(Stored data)
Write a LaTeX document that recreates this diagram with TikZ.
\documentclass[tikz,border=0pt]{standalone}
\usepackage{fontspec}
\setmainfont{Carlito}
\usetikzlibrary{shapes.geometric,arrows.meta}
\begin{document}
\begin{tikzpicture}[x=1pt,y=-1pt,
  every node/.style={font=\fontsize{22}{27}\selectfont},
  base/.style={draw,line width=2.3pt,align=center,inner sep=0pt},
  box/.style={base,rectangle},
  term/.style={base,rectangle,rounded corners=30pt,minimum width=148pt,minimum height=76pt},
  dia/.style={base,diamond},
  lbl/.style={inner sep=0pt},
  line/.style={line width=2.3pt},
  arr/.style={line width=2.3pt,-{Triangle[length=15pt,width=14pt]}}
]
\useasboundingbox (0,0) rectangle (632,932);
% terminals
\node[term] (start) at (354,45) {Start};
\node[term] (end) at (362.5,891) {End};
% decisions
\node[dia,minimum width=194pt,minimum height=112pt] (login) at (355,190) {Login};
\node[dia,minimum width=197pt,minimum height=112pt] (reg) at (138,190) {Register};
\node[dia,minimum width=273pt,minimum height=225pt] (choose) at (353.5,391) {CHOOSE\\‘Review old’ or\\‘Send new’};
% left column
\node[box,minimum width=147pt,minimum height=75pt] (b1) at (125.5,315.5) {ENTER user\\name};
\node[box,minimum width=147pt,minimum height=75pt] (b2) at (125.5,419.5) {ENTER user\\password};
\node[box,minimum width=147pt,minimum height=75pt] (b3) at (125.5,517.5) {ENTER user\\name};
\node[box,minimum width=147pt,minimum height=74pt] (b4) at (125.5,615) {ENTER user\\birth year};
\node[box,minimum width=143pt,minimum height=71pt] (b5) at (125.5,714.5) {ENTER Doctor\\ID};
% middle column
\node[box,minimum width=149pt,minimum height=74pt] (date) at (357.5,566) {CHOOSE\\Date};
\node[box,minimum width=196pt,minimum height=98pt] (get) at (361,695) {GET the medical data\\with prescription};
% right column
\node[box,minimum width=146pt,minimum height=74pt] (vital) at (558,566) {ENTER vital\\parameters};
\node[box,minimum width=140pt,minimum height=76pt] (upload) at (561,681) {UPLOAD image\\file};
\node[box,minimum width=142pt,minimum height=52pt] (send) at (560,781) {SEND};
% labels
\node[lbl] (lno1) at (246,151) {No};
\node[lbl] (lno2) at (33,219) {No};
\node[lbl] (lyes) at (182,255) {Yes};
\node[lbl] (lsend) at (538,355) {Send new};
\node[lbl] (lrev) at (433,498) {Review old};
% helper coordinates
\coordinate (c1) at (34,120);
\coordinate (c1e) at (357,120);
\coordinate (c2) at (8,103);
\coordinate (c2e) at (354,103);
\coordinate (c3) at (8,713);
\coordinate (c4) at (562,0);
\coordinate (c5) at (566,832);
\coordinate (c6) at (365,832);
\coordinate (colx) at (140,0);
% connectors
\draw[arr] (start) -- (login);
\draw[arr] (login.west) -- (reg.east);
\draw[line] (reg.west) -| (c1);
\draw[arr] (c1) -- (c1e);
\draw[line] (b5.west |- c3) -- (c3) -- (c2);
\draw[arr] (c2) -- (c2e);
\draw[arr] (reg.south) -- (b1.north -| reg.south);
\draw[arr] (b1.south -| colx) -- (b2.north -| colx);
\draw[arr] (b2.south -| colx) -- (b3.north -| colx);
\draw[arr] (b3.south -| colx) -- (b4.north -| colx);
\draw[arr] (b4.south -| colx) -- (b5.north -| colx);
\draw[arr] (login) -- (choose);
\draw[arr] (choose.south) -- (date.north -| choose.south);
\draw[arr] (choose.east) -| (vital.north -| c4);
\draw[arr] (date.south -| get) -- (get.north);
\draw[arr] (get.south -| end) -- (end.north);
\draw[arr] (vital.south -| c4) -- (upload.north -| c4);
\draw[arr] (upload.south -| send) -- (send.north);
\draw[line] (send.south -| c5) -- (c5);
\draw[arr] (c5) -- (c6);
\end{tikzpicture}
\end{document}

---

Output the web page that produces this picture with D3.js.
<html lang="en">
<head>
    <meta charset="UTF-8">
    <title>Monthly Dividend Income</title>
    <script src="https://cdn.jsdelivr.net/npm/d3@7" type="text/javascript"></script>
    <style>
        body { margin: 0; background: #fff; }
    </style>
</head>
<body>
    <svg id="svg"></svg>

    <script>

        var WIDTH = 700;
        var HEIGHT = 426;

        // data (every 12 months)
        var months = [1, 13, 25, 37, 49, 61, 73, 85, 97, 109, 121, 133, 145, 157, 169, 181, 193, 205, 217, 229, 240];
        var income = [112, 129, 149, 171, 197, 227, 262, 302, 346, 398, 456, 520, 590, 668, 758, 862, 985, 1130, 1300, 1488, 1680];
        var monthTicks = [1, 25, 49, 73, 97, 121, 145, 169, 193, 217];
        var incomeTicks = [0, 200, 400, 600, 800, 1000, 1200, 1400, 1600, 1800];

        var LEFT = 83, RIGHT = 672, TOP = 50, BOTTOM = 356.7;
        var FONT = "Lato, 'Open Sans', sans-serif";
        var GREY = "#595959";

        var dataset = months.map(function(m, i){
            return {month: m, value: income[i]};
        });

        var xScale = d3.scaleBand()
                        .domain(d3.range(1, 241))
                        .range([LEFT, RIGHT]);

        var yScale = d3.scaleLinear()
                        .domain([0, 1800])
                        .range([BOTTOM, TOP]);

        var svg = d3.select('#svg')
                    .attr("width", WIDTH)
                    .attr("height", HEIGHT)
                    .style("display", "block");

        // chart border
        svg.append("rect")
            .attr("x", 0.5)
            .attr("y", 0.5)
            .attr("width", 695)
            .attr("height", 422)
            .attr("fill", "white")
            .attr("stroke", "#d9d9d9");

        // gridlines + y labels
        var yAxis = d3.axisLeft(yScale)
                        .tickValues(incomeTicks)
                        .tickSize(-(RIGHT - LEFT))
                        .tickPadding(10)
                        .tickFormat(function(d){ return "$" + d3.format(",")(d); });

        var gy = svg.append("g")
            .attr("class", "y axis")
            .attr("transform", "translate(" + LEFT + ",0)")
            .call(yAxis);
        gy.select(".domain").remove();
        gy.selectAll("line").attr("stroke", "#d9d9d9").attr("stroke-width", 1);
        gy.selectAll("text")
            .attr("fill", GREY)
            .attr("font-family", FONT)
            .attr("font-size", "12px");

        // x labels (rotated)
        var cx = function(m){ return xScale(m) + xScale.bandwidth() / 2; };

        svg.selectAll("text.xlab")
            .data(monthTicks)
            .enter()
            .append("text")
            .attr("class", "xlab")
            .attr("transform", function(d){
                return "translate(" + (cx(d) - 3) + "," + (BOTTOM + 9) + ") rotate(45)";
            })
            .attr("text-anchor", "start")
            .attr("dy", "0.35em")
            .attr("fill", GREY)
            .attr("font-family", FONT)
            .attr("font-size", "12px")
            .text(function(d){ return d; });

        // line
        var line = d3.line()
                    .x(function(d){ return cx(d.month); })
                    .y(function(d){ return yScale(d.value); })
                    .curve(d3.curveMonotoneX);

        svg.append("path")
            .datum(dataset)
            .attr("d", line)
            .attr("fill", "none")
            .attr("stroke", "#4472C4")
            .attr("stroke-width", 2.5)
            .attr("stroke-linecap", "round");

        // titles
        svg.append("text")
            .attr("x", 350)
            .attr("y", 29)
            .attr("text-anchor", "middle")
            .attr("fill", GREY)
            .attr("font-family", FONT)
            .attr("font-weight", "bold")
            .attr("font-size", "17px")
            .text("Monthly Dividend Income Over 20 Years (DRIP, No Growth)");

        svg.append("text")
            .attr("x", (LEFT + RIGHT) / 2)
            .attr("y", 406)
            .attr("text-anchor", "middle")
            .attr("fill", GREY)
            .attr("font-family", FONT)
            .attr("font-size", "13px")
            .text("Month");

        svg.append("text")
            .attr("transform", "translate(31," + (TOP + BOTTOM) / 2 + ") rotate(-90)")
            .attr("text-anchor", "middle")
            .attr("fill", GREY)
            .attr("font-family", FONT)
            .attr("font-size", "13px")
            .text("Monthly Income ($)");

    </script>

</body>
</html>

■ **Written task**
Return exactly the lines above from the line that has "Output the web" through the line that has "var HEIGHT = 426;", inclusive, and nothing else.

■ **The solution**
Output the web page that produces this picture with D3.js.
<html lang="en">
<head>
    <meta charset="UTF-8">
    <title>Monthly Dividend Income</title>
    <script src="https://cdn.jsdelivr.net/npm/d3@7" type="text/javascript"></script>
    <style>
        body { margin: 0; background: #fff; }
    </style>
</head>
<body>
    <svg id="svg"></svg>

    <script>

        var WIDTH = 700;
        var HEIGHT = 426;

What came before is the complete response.